Una barboncina deceduta, una presunta diagnosi di avvelenamento da topicida e una foto diffusa sui social di caditoie con una polvere bianca. Tanto è bastato a Martina Franca per scatenare, in questi giorni, una vera e propria psicosi collettiva che ha messo in allarme alcuni cittadini. La notizia della morte dell’animale da compagnia si è diffusa rapidamente nelle chat, alimentando il sospetto, forse con eccessiva precipitazione, che la causa fosse da ricercare nelle operazioni di derattizzazione condotte dalla ditta che gestisce il servizio di igiene urbana.
L’apprensione è cresciuta a dismisura quando alcuni hanno associato il tutto ad alcune immagini che ritraevano le caditoie cittadine cosparse di una sostanza bianca.
Di fronte all’ondata di allarmismo, divenuta presto virale, il raggruppamento di imprese composto da Gial Ambiente, Impregico e Sieco - che opera per il servizio rifiuti - è intervenuto con una nota ufficiale per fare chiarezza e bloccare sul nascere ogni tipo di polemica.

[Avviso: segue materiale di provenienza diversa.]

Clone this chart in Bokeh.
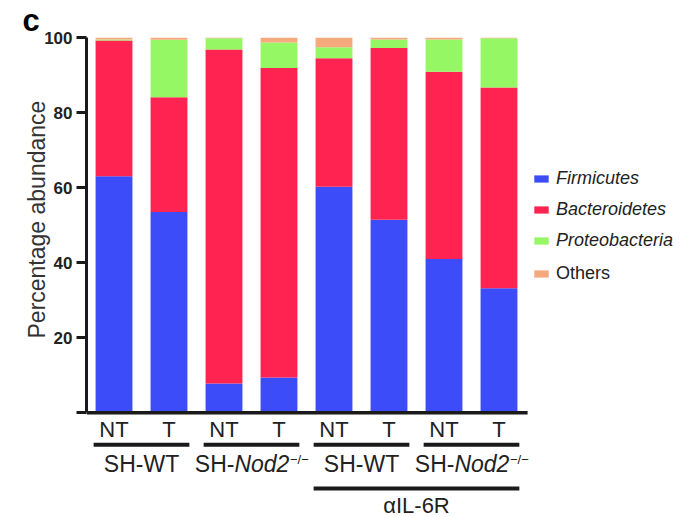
from bokeh.plotting import figure
from bokeh.models import Range1d, FixedTicker, Legend, LegendItem, Title, ColumnDataSource
from bokeh.core.properties import value
from bokeh.embed import file_html
from bokeh.resources import INLINE

# ---------------- data ----------------
treatments = ["NT", "T", "NT", "T", "NT", "T", "NT", "T"]
phyla = ["Firmicutes", "Bacteroidetes", "Proteobacteria", "Others"]
firmicutes = [63.0, 53.5, 7.8, 9.4, 60.2, 51.4, 41.0, 33.2]
bacteroidetes = [36.2, 30.6, 89.0, 82.5, 34.3, 45.8, 49.9, 53.5]
proteobacteria = [0.3, 15.3, 3.0, 6.8, 2.9, 2.3, 8.6, 13.1]
others = [0.5, 0.6, 0.2, 1.3, 2.6, 0.5, 0.5, 0.2]
group_prefix = ["SH-", "SH-", "SH-", "SH-"]
group_name = ["WT", "Nod2", "WT", "Nod2"]
group_name_italic = [False, True, False, True]
group_sup = ["", "\u2212/\u2212", "", "\u2212/\u2212"]
antibody_label = "\u03b1IL-6R"
antibody_groups = [2, 3]
y_ticks = [0, 20, 40, 60, 80, 100]
y_title = "Percentage abundance"
panel_letter = "c"

colors = ["#3b4cf8", "#fe2350", "#94f763", "#f5aa7d"]
INK = "#1a1a1a"
TXT = "#222222"
FONT = "Liberation Sans"

# ---------------- layout (page px) ----------------
W, H = 683, 517
FL = 86          # frame left (y axis position)
FT = 36          # frame top (value 100)
XPX = 55.0       # px per bar slot
YPX = 3.76       # px per percent
Y0 = 412.0       # page y of value 0


def dx(c):
    return -0.5 + (c - FL) / XPX


def dy(c):
    return (Y0 - c) / YPX


p = figure(width=W, height=H, output_backend="svg", toolbar_location=None,
           x_range=Range1d(dx(FL), dx(W)), y_range=Range1d(dy(H), dy(FT)),
           x_axis_location=None, min_border_left=FL, min_border_right=0,
           min_border_top=FT, min_border_bottom=0)
p.outline_line_color = None
p.xgrid.visible = False
p.ygrid.visible = False
p.background_fill_color = "white"
p.border_fill_color = "white"

# panel letter as the plot title, pushed left of the frame
p.title.text = panel_letter
p.title.align = "left"
p.title.offset = -64
p.title.standoff = 0
p.title.text_font = FONT
p.title.text_font_size = "31px"
p.title.text_font_style = "bold"
p.title.text_color = "#000000"

# y axis
ya = p.yaxis[0]
ya.ticker = FixedTicker(ticks=y_ticks)
ya.bounds = (0, 100)
ya.major_label_overrides = {0: ""}
ya.major_tick_out = 10
ya.major_tick_in = 0
ya.minor_tick_out = 0
ya.minor_tick_in = 0
ya.major_tick_line_width = 3
ya.major_tick_line_color = INK
ya.axis_line_width = 3
ya.axis_line_color = INK
ya.major_label_text_font = FONT
ya.major_label_text_font_size = "17px"
ya.major_label_text_font_style = "bold"
ya.major_label_text_color = TXT
ya.major_label_standoff = 4

# y axis title as a left-side title
yt = Title(text=y_title, align="left", offset=H - 338, text_font=FONT, text_font_size="23px",
           text_font_style="normal", text_color="#333333", standoff=-16)
p.add_layout(yt, "left")

# bars
n = len(treatments)
xs = list(range(n))
src = ColumnDataSource(dict(x=xs, Firmicutes=firmicutes, Bacteroidetes=bacteroidetes,
                            Proteobacteria=proteobacteria, Others=others))
rs = p.vbar_stack(phyla, x="x", width=0.67, fill_color=colors, line_color=None, source=src)

# x axis baseline
p.segment(x0=[dx(FL)], y0=[0], x1=[n - 1 + 0.52], y1=[0], line_width=3.5, line_color=INK)

# treatment labels
p.text(x=xs, y=[dy(429)] * n, text=treatments, text_font=value(FONT), text_font_size="22px",
       text_align="center", text_baseline="alphabetic", text_color=TXT)

# group underlines and labels
ARIAL = {"S": .667, "H": .722, "-": .333, "W": .944, "T": .611, "N": .722, "o": .556,
         "d": .556, "2": .556, "\u2212": .584, "/": .278}


def tw(s, size):
    return sum(ARIAL.get(ch, .556) for ch in s) * size


GS = 23
SS = 13
for g in range(len(group_name)):
    a, b = 2 * g, 2 * g + 1
    p.segment(x0=[a - 0.37], y0=[dy(444)], x1=[b + 0.37], y1=[dy(444)], line_width=4, line_color=INK)
    wp = tw(group_prefix[g], GS)
    wn = tw(group_name[g], GS)
    ws = tw(group_sup[g], SS)
    total = wp + wn + ws
    cx = (a + b) / 2.0
    start = cx - total / 2.0 / XPX
    base = dy(463.5)
    p.text(x=[start], y=[base], text=[group_prefix[g]], text_font=value(FONT), text_font_size=f"{GS}px",
           text_align="left", text_baseline="alphabetic", text_color=TXT)
    p.text(x=[start + wp / XPX], y=[base], text=[group_name[g]], text_font=value(FONT),
           text_font_size=f"{GS}px", text_font_style="italic" if group_name_italic[g] else "normal",
           text_align="left", text_baseline="alphabetic", text_color=TXT)
    if group_sup[g]:
        p.text(x=[start + (wp + wn) / XPX + 0.01], y=[dy(458.5)], text=[group_sup[g]], text_font=value(FONT),
               text_font_size=f"{SS}px", text_align="left", text_baseline="alphabetic", text_color=TXT)

# antibody bracket
a = 2 * antibody_groups[0]
b = 2 * antibody_groups[-1] + 1
p.segment(x0=[a - 0.37], y0=[dy(488)], x1=[b + 0.37], y1=[dy(488)], line_width=4, line_color=INK)
p.text(x=[(a + b) / 2.0], y=[dy(505)], text=[antibody_label], text_font=value(FONT), text_font_size="22px",
       text_align="center", text_baseline="alphabetic", text_color=TXT)

# legends (location measured from frame bottom-left)
common = dict(label_text_font=FONT, label_text_font_size="18px", label_text_color=TXT,
              glyph_width=18, glyph_height=9, label_height=21, label_standoff=6, spacing=10,
              padding=0, margin=0, border_line_color=None, background_fill_alpha=0)
leg1 = Legend(items=[LegendItem(label=nm, renderers=[r]) for nm, r in zip(phyla[:3], rs[:3])],
              location=(532 - FL, H - 251.2), label_text_font_style="italic", **common)
leg2 = Legend(items=[LegendItem(label=phyla[3], renderers=[rs[3]])],
              location=(532 - FL, H - 283.5), label_text_font_style="normal", **common)
p.add_layout(leg1)
p.add_layout(leg2)

open("out.html", "w").write(file_html(p, INLINE))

La spiegazione delle aziende mira a smentire qualsiasi tipo di ipotesi di gestione pericolosa. Gli interventi di derattizzazione - si legge nella nota - vengono eseguiti mediante l’inserimento di esche costituite da zollette paraffinate a base di difenacoum e bromadiolone, collocate esclusivamente all’interno delle caditoie e griglie di fogna acqua, quindi in posti inaccessibili ad altri animali.
Vengono utilizzate esche, non polveri. Queste pastiglie, di intenso colore (rosso o blu) per segnalare la pericolosità e contenenti una sostanza amaricante che funge da repellenza per l’uomo e gli animali diversi dai ratti, sono appese con piccoli innesti di ferro all’interno delle tubazioni. Il meccanismo è mirato: «In questo modo – prosegue la nota – il topo viene attirato nel suo ambiente più congeniale, facendolo mangiare ed evitando così che salga in superficie».
Le linee bianche sulle griglie, invece, sono dovute all’uso di calce impiegata a scopo igienico; quindi, non si tratta di materiale velenoso.